8. The studio wanted Megan Fox to promote Jennifer’s Body on amateur adult entertainment sites.

Megan Fox in Jennifer's Body (2009).
Megan Fox in Jennifer's Body (2009). / Doane Gregory/Twentieth Century Fox Film Corporation

Jennifer’s Body is well known as a movie marketing horror story; though it’s widely regarded as a feminist horror film, it was test-screened largely to young men, and the filmmakers were presented with focus group feedback such as “needs moar bewbs [sic].” Still, it’s hard to overstate just how awful some of the studio’s proposals were. According to Kusama, the marketing department suggested that Fox promote the movie by doing live chats on amateur porn sites—an idea that Kusama begged the studio not to broach with the actress.

9. Jennifer’s Body inspired an unauthorized musical.

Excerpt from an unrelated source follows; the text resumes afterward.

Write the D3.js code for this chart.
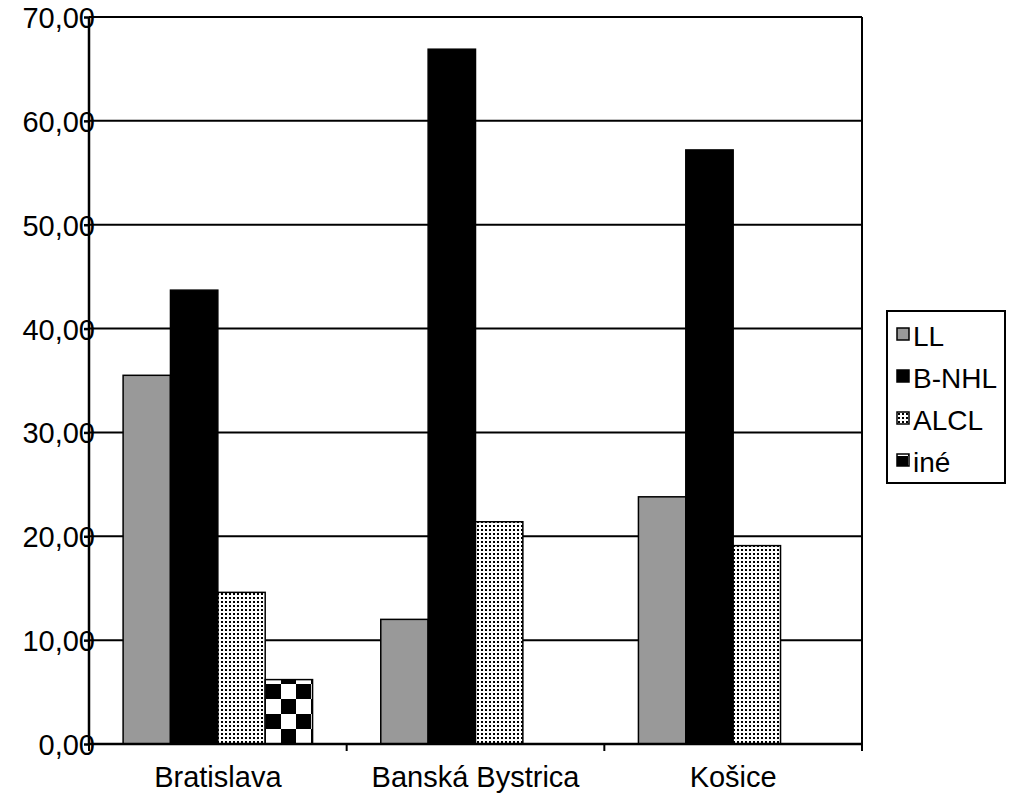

Television writer/producer Jordan Ross Schindler has made a habit of adapting ’90s movies into stage productions; he’s responsible for I Know What You Did Last Summer: The Unauthorized Musical and Cruel Intentions: The ’90s Musical, and he’s currently developing Scream: The Musical. In 2018 he turned his attention to the late aughts and unveiled Jennifer’s Body: The Unauthorized Musical, which premiered in Los Angeles with a cast that included Pitch Perfect’s Shelley Regner and Glee’s Lindsay Pearce. (Cody has also entertained the idea of adapting Jennifer’s Body for the stage.)

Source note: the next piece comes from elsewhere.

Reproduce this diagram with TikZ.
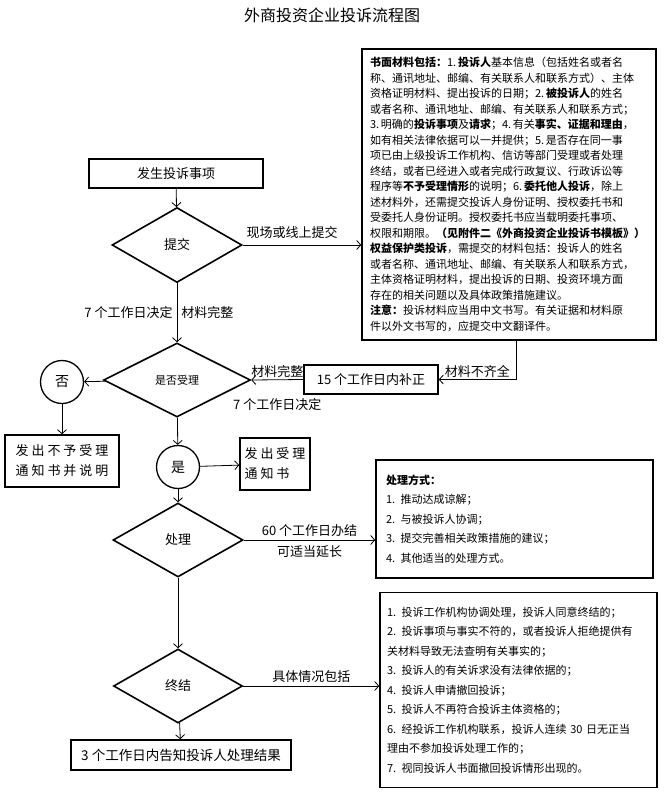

10. Diablo Cody has tried to gin up interest in a Jennifer’s Body TV series.

During a 2019 exchange for ETOnline, Cody told Fox that she tried to sell producers on a Jennifer’s Body television series several years ago, but they were so uninterested that she “couldn't even get to the pitch stage.” In the wake of the film’s reevaluation, that might have changed; Cody said she’s gotten calls about a possible series. Fox has also expressed interest in a Jennifer’s Body series or sequel, and Kusama hasn’t nixed the idea; back in 2009, she told FEARNet she’d consider returning to the world of Jennifer’s Body “if there was a way to make a sequel that was as fascinating and strange as the first movie.”